3. Solve the System of Equations: We can solve this system of equations using substitution or elimination. Let's use substitution. From the first equation, a = 2c. Substituting this into the second equation, we get 4c = d. Substituting these into the third equation, we have 2b = 3c + 2(4c) = 11c. Therefore, b = 11c/2.

4. Choose a Value for a Variable: Let's choose c = 2. This simplifies the calculations. Then a = 4, d = 8, and b = 11.

5. Write the Balanced Equation: Substituting these values back into the original equation, we obtain:

   4FeS₂ + 11O₂ → 2Fe₂O₃ + 8SO₂

This confirms the balanced equation obtained using the inspection method.

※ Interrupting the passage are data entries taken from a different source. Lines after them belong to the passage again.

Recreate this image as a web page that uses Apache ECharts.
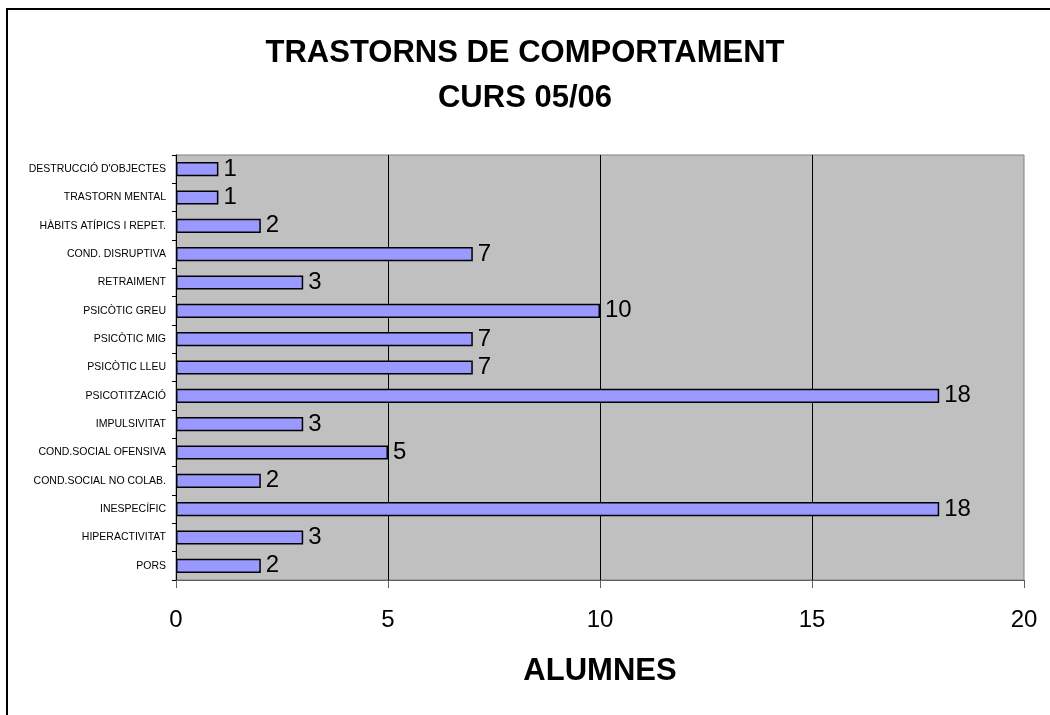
<!DOCTYPE html>
<html>
<head>
<meta charset="utf-8">
<script src="https://cdn.jsdelivr.net/npm/echarts@6/dist/echarts.min.js"></script>
<style>html,body{margin:0;padding:0;background:#fff;}#c{width:1050px;height:715px;}</style>
</head>
<body>
<div id="c"></div>
<script>
const categories = ["PORS","HIPERACTIVITAT","INESPECÍFIC","COND.SOCIAL NO COLAB.","COND.SOCIAL OFENSIVA","IMPULSIVITAT","PSICOTITZACIÓ","PSICÒTIC LLEU","PSICÒTIC MIG","PSICÒTIC GREU","RETRAIMENT","COND. DISRUPTIVA","HÀBITS ATÍPICS I REPET.","TRASTORN MENTAL","DESTRUCCIÓ D'OBJECTES"];
const alumnes = [2,3,18,2,5,3,18,7,7,10,3,7,2,1,1];
const titleLine1 = "TRASTORNS DE COMPORTAMENT";
const titleLine2 = "CURS 05/06";
const xAxisName = "ALUMNES";

const FONT = 'Liberation Sans, Arial, sans-serif';
const titleStyle = {fontSize: 31, fontWeight: 'bold', color: '#000', fontFamily: FONT};
const chart = echarts.init(document.getElementById('c'));
chart.setOption({
  animation: false,
  backgroundColor: '#fff',
  textStyle: {fontFamily: FONT},
  title: [
    {text: titleLine1, left: 'center', top: 38, padding: 0, textStyle: titleStyle},
    {text: titleLine2, left: 'center', top: 83, padding: 0, textStyle: titleStyle}
  ],
  graphic: [{
    type: 'rect', silent: true, z: -1,
    shape: {x: 7, y: 9, width: 1200, height: 900},
    style: {fill: 'none', stroke: '#000', lineWidth: 2}
  }],
  grid: {left: 176, right: 26, top: 155, bottom: 135, show: true, backgroundColor: '#c0c0c0', borderColor: '#808080', borderWidth: 1},
  xAxis: {
    type: 'value', min: 0, max: 20, interval: 5,
    name: xAxisName, nameLocation: 'middle', nameGap: 76,
    nameTextStyle: {fontSize: 31, fontWeight: 'bold', color: '#000'},
    axisLine: {show: true, lineStyle: {color: '#606060'}},
    axisTick: {show: true, length: 8, lineStyle: {color: '#606060'}},
    axisLabel: {fontSize: 24, color: '#000', margin: 28},
    splitLine: {show: true, showMinLine: false, showMaxLine: false, lineStyle: {color: '#000', width: 1}}
  },
  yAxis: {
    type: 'category', data: categories,
    axisLine: {show: true, lineStyle: {color: '#000'}},
    axisTick: {show: true, length: 4, lineStyle: {color: '#000'}},
    axisLabel: {fontSize: 10.5, color: '#000', margin: 10},
    splitLine: {show: false}
  },
  series: [{
    type: 'bar', data: alumnes, barWidth: '50%',
    itemStyle: {color: '#9999ff', borderColor: '#000', borderWidth: 1.5},
    label: {show: true, position: 'right', distance: 5, fontSize: 24, color: '#000'}
  }]
});
</script>
</body>
</html>
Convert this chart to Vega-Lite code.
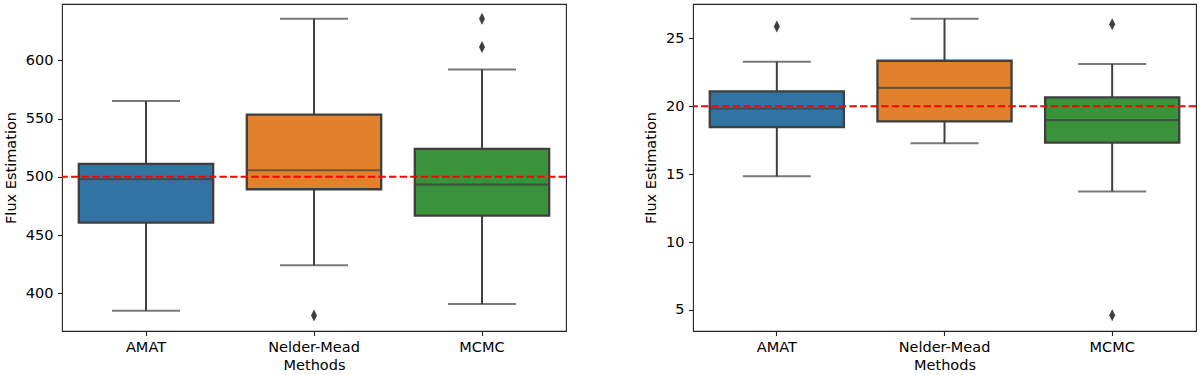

Importance of Balanced Chemical Equations

Balanced chemical equations are essential for several reasons:

• Stoichiometric Calculations: They allow accurate predictions of the amounts of reactants needed and products formed in a chemical reaction. This is crucial in industrial processes, where precise control of reactant quantities is essential for efficiency and safety.

• Understanding Reaction Ratios: They reveal the molar ratios between reactants and products. In our example, 4 moles of FeS₂ react with 11 moles of O₂ to produce 2 moles of Fe₂O₃ and 8 moles of SO₂.

• Environmental Impact Assessment: Balanced equations help assess the environmental impact of reactions. The production of SO₂ in pyrite oxidation highlights the potential for air pollution and acid rain. Understanding the stoichiometry allows for the development of mitigation strategies.

• Industrial Applications: The balanced equation is vital in optimizing industrial processes involving pyrite oxidation. For example, in the extraction of iron from pyrite, the precise control of oxygen supply is critical for maximizing iron yield and minimizing SO₂ emissions.

• Research and Development: Accurate stoichiometry is crucial in research settings for designing experiments and interpreting results. It ensures reproducibility and allows for the accurate comparison of data across different studies.

Real-World Applications and Environmental Considerations

The reaction of pyrite oxidation has significant real-world implications:

• Acid Mine Drainage (AMD): The oxidation of pyrite in mines is a primary cause of AMD. The SO₂ produced reacts with water to form sulfuric acid, which contaminates surrounding waterways, impacting aquatic life and potentially harming human health.

• Metal Extraction: Pyrite is a significant source of iron and other metals. Understanding the stoichiometry of its oxidation is vital for efficient and environmentally responsible metal extraction processes.

• Coal Combustion: Pyrite is often present in coal. During coal combustion, pyrite oxidation contributes to SO₂ emissions, a major air pollutant. The balanced equation helps engineers design pollution control systems to minimize these emissions.

• Geochemical Processes: Pyrite oxidation plays a significant role in various geochemical processes, such as weathering and soil formation. Understanding the stoichiometry aids in modeling these natural processes.

Conclusion

Balancing the equation FeS₂ + O₂ → Fe₂O₃ + SO₂ is a fundamental exercise in stoichiometry with profound real-world implications. Whether using the inspection method or the algebraic approach, achieving a balanced equation – 4FeS₂ + 11O₂ → 2Fe₂O₃ + 8SO₂ – is crucial for understanding the quantitative relationships within this reaction. This understanding is paramount for various applications, from minimizing environmental damage associated with pyrite oxidation to optimizing industrial processes involving this important reaction. The ability to balance chemical equations is a cornerstone skill in chemistry, offering a foundation for further exploration into the fascinating world of chemical reactions and their impact on our environment and society.